Already the scope of the museum and library of Alexandria were extending far beyond Demetrius’s exhortation to gather the materials for Ptolemy’s own book, but by now the desire to know more—to try to know everything—seems to have gripped them both. How these two men worked together in these early days, and what persuaded Ptolemy to extend the scope of his project from simply collecting personal research materials to making his city the center of the academic world, is something of a mystery. But there is one clue.
For once we appear, at least at first glance, to have remarkably detailed information on this dramatic and decisive period in the formation of the city and its schools, though as we shall see, not all is as it seems. To appreciate the context of the work we need to backtrack a little into Jewish history.

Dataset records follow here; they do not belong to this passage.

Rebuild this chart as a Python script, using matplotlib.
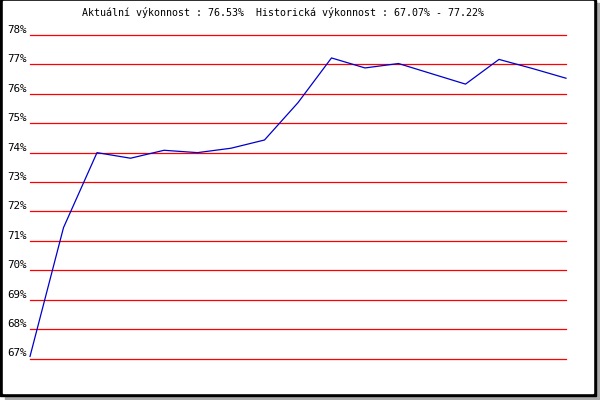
import matplotlib
matplotlib.use("Agg")
import matplotlib.pyplot as plt
import matplotlib.patches as patches

# performance readings (percent), one per sample
values = [67.07, 71.45, 74.0, 73.81, 74.08, 74.0, 74.15, 74.43, 75.7,
          77.22, 76.88, 77.03, 76.68, 76.33, 77.17, 76.86, 76.53]
ticks = list(range(67, 79))
tick_labels = [f"{t}%" for t in ticks]
title = "Aktuální výkonnost : 76.53%  Historická výkonnost : 67.07% - 77.22%"

W, H = 600, 400
fig = plt.figure(figsize=(6, 4), dpi=100, facecolor="white")

# frame with grey drop shadow
fig.patches.append(patches.Rectangle((5 / W, 0), 595 / W, 397 / H,
                                     transform=fig.transFigure, color="#aaaaaa", zorder=0))
fig.patches.append(patches.Rectangle((0, 4 / H), 596 / W, 396 / H,
                                     transform=fig.transFigure, color="black", zorder=0))
fig.patches.append(patches.Rectangle((3 / W, 7 / H), 590 / W, 392 / H,
                                     transform=fig.transFigure, color="white", zorder=0))

ax = fig.add_axes([30 / W, 1 - 358.5 / H, 536 / W, 323.5 / H])
ax.set_zorder(1)
ax.patch.set_visible(False)

for t in ticks:
    ax.axhline(t, color="#ff0000", lw=0.9, zorder=1, clip_on=False)

ax.plot(range(len(values)), values, color="#0000cc", lw=0.9, zorder=2, clip_on=False)

ax.set_xlim(0, len(values) - 1)
ax.set_ylim(67, 78)
ax.set_xticks([])
ax.set_yticks(ticks)
ax.set_yticklabels(tick_labels, family="DejaVu Sans Mono", fontsize=7.8, va="bottom")
ax.tick_params(axis="y", length=0, pad=2.5)
for s in ax.spines.values():
    s.set_visible(False)

fig.text(283 / W, 1 - 13 / H, title, family="DejaVu Sans Mono", fontsize=7.2,
         ha="center", va="center")

fig.savefig("out.png", dpi=100, facecolor="white")
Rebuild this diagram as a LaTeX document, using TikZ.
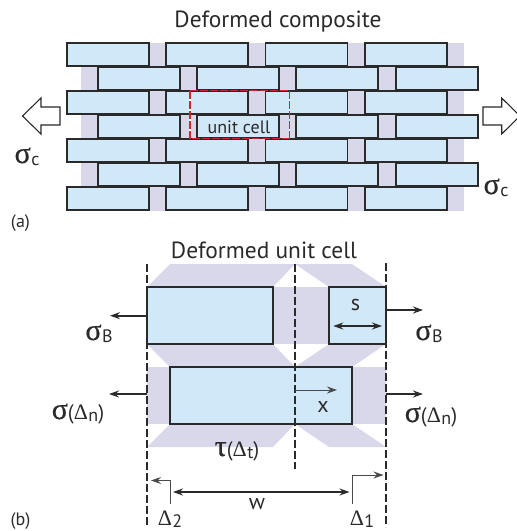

Persian rule in Egypt before the arrival of Alexander had been profoundly unpopular, but not every aspect of it had disappeared entirely under the rule of the Ptolemies. The Persians had relied heavily, and successfully, on large numbers of Jewish administrators to run Egypt on their behalf. Ptolemy I had continued this program during his early wars, bringing as many as one hundred thousand Jewish prisoners from Israel to Egypt (and Alexandria in particular). Many of these he treated very well, and they became an important element in his army and in the administration. Living and working in a Greek-speaking world (indeed, many may have come from the Greek-speaking world), some of these Jews had become very Hellenized, although no pressure seems to have been put upon them to change their religious customs and practices. Contact with the Jewish population only increased Ptolemy’s interest in further expanding his book collection, as Demetrius was encouraging him to look beyond the confines of Greek literature to the other great books of Egypt and the Near East, and large sums of money had been set aside for their acquisition. The problem of course was that most of these texts were not in Greek, but Syriac, Persian, Egyptian, and Hebrew, and this didn’t suit either the Greek masters of Alexandria or the increasingly Hellenized immigrants whose native tongue was slipping away, leaving them unable to read the literature and holy books of their native land. How Ptolemy I, Demetrius, and the immigrant population of Alexandria went about solving this problem survives in a document that claims to be by a Jewish scholar named Aristeas living during the reign of Ptolemy’s son. There is no trace of the supposed original of this account, but it is apparently faithfully reproduced in full by the early Greek church historian Eusebius of Caesarea (c. AD 260-339) in his
Praeparatio Evangelica
(Preparation for the Gospel), dating to approximately AD 314-318.